Heightened security around the 147th Open Championship in Carnoustie did little to dampen the enthusiasm of golf fans and staff, as practice rounds for the tournament began on Sunday.
There was delight in Dundee too as Tiger Woods flew into the city’s airport on his way up the coast to begin final preparations for the competition.
The American star was the latest in a series of big names who began arriving for the sporting showcase over the weekend.
As the hot summer weather continued, the Courier spoke to some of those who are already savouring the action
For course marshall Don Downie from Arbroath, this will be his third time taking part in the Open.
He said he loved to see so many people enjoying the game.
“I like to take part because I’m speaking to people from all over the world, and I have a role to play representing Angus in a friendly and positive way,” he said.
“We’re not really allowed to speak to the golfers themselves, but it’s great to see some of the younger players at the Open and then watch them develop in the game as they hit the big time in the sport.”
Insurance executive Ralph d’Angelo has been playing golf for 53 years and flew from New York to watch the tournament and soak up the atmosphere.
“I’ve been an overseas member of the Carnoustie Golf Club since 1978, and over the years I’ve brought many clients to Carnoustie, from as far away as Japan,” he said.
“The people here have always been very nice to us when we have come here and it’s an extremely positive experience.
“I’ve played the course myself, and it’s a tough one. The first time I played it, I started off really well and thought I was on fire going round, and all of a sudden it just went all wrong and I didn’t recover from it.”
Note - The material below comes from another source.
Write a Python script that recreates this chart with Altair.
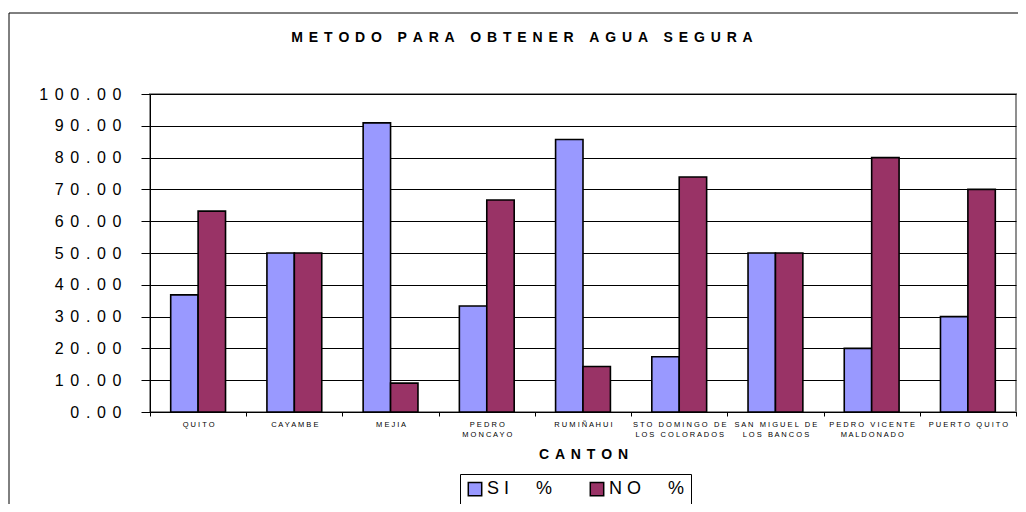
import altair as alt
import pandas as pd

TITLE = "METODO PARA OBTENER AGUA SEGURA"
X_TITLE = "CANTON"

cantons = ["QUITO", "CAYAMBE", "MEJIA", "PEDRO MONCAYO", "RUMIÑAHUI",
           "STO DOMINGO DE LOS COLORADOS", "SAN MIGUEL DE LOS BANCOS",
           "PEDRO VICENTE MALDONADO", "PUERTO QUITO"]
canton_lines = [["QUITO"], ["CAYAMBE"], ["MEJIA"], ["PEDRO", "MONCAYO"], ["RUMIÑAHUI"],
                ["STO DOMINGO DE", "LOS COLORADOS"], ["SAN MIGUEL DE", "LOS BANCOS"],
                ["PEDRO VICENTE", "MALDONADO"], ["PUERTO QUITO"]]
series = ["SI %", "NO %"]
si_values = [36.84, 50.00, 90.91, 33.33, 85.71, 17.39, 50.00, 20.00, 30.00]
no_values = [63.16, 50.00, 9.09, 66.67, 14.29, 73.91, 50.00, 80.00, 70.00]
y_ticks = [0, 10, 20, 30, 40, 50, 60, 70, 80, 90, 100]
colors = ["#9999FF", "#993366"]

GAP = "\u2004\u200a"


def spaced(s, gap):
    # letter-spaced text; word spaces kept as non-collapsing spaces
    return gap.join(ch if ch != " " else "\u00a0" for ch in s)


display = ["|".join(spaced(line, " ") for line in lines) for lines in canton_lines]

rows = []
for name, disp, si, no in zip(cantons, display, si_values, no_values):
    rows.append({"canton": name, "label": disp, "series": series[0], "value": si})
    rows.append({"canton": name, "label": disp, "series": series[1], "value": no})
df = pd.DataFrame(rows)

FONT = "Liberation Sans"

bars = alt.Chart(df).mark_bar(stroke="#000000", strokeWidth=1.6).encode(
    x=alt.X("label:N", sort=display,
            scale=alt.Scale(paddingInner=0, paddingOuter=0),
            axis=alt.Axis(title=spaced(X_TITLE, GAP), titleFontSize=14, titleFontWeight="bold",
                          titleColor="#000", titleY=46, titleBaseline="alphabetic",
                          labelExpr="split(datum.label, '|')", labelFontSize=7.5,
                          labelLineHeight=10, labelPadding=4, labelColor="#000",
                          labelAngle=0, labelOverlap=False, labelLimit=300,
                          tickBand="extent", tickSize=4, tickColor="#000",
                          domainColor="#000", grid=False)),
    xOffset=alt.XOffset("series:N", sort=series,
                        scale=alt.Scale(paddingInner=0, paddingOuter=0.755)),
    y=alt.Y("value:Q", scale=alt.Scale(domain=[0, 100], nice=False),
            axis=alt.Axis(title=None, values=y_ticks,
                          labelExpr="join(split(format(datum.value, '.2f'), ''), '\u2004\u200a')",
                          labelFontSize=16, labelColor="#000", labelPadding=20,
                          tickSize=9, tickColor="#000", domainColor="#000",
                          grid=True, gridColor="#000", gridWidth=1)),
    color=alt.Color("series:N", sort=series,
                    scale=alt.Scale(domain=series, range=colors),
                    legend=alt.Legend(title=None, orient="none", legendX=310, legendY=380,
                                      direction="horizontal", strokeColor="#000",
                                      fillColor="#ffffff", padding=6,
                                      labelFontSize=18, labelColor="#000",
                                      labelExpr="datum.label == 'SI %' ? 'S I\u2003\u2002%' : 'N O\u2003\u2002%'",
                                      symbolType="square", symbolSize=180,
                                      symbolStrokeColor="#000", symbolStrokeWidth=1.5,
                                      labelOffset=3, columnPadding=34)),
)

frame = alt.Chart(pd.DataFrame({"f": [1]})).mark_rect(
    filled=False, stroke="#000000", strokeWidth=1
).encode(x=alt.value(-141), x2=alt.value(1000), y=alt.value(-81), y2=alt.value(800))

title = alt.Chart(pd.DataFrame({"t": [spaced(TITLE, GAP)]})).mark_text(
    fontSize=14, fontWeight="bold", align="center", baseline="alphabetic", color="#000"
).encode(x=alt.value(372), y=alt.value(-52), text="t:N")

chart = alt.layer(frame, bars, title).properties(
    width=866, height=318,
    autosize=alt.AutoSizeParams(type="none"),
    padding={"left": 142, "top": 86, "right": 2, "bottom": 92},
).configure(font=FONT).configure_view(stroke="#8f8f8f", strokeWidth=2)

chart.save("out.html", embed_options={"renderer": "svg", "actions": False})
Captain of Carnoustie Golf Club, Bill Thomson said: “We have completely re-arranged the clubhouse to maximise the numbers of people we can have in the building.
“Things have been building up for a while now, and we have had a lot of workers coming in for food and refreshments, as we open up for breakfast at 6am.
“There is very much a balance to be struck when it comes to Carnoustie hosting the Open.
“On one hand there is a lot of disruption for the residents, but on the other hand, the event puts Carnoustie very much on the global stage, and we benefit from that exposure for years to come.”
When it comes to picking the winner, Mr Thompson hopes that it will be one of the new generation of players who scoops the claret jug.
“People still talk about when Ben Hogan won the Open at Carnoustie in 1953, and I think if one of the new players wins, then it will extend the legacy that we have enjoyed since then,” he added.